Около (до) 1450 г. Рогир написал Мидделбургский триптих, он же алтарь Бладелена (Питер Бладелен, казначей ордена Золотого Руна, заказал алтарь в строящийся храм). Темой выбрано Рождество. Триптих выполнен скрупулезно: Рогир любит цитаты, сознательно заимствует образы у двух противоположных мастеров, у ван Эйка и у Кампена. Образ Иосифа, старца со щетиной на худом подбородке, Рогир взял из кампеновского «Благовещения». Один из волхвов, мулат (Бальтазар, выходец из Африки, по версии Беды Достопочтенного) также встречается у Кампена, изображен на «Снятии с креста», приписываемого Рогиру. В заимствованиях – присущее Рогиру желание всегда показывать связь дискурса.
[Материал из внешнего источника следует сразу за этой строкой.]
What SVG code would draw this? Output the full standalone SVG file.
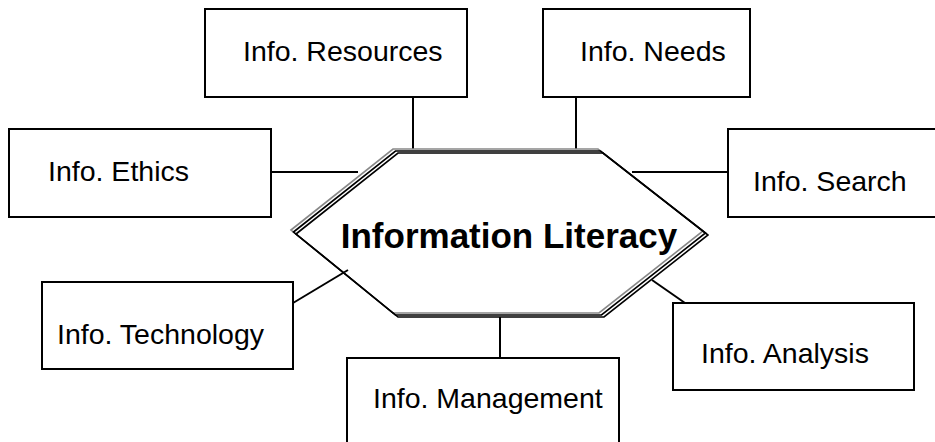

Волхвы пришли в руины античной базилики, превращенной в хлев. Взгляды собравшихся обращены к младенцу, только заказчик картины смотрит в дыру в полу, находящуюся рядом с Иисусом. Птичье носатое лицо казначея Бладелена создано для готических витражей и колючих метафор: он обращает внимание на важную деталь – два отверстия в полу базилики, окна помещения, расположенного в подвале. Окна забраны решетками, с правого окна решетка отвалилась. Впоследствии композицию Рогира воспроизвел Мемлинг – скопировал он и окна, сдвинув их в самый угол картины; здесь окна в центре.
Любопытна версия Ширли Ниельсон Блюм (Shirley Nielson Blum, Purchase College, State University, NY), согласно которой отверстия с решетками символизируют резервуар для воды, находящийся под помещением. Блюм вспоминает эпизод из Книги Царств, в котором «трое храбрых мужей» из армии царя Давида пробились сквозь ряды филистимлян, чтобы принести Давиду воду из некоей цистерны в Вифлееме. Блюм считает, что три волхва могут быть соотнесены с тремя солдатами, а вода, которую принесли Давиду, может быть соотнесена с Духом Святым, исходящим от Спасителя, ибо Дух «утоляет жажду» духовную. Принять эту версию соблазнительно, чтобы увидеть преемственность Заветов: в таком случае трое волхвов, ожидающих приема, соотносятся с тремя иудейскими солдатами.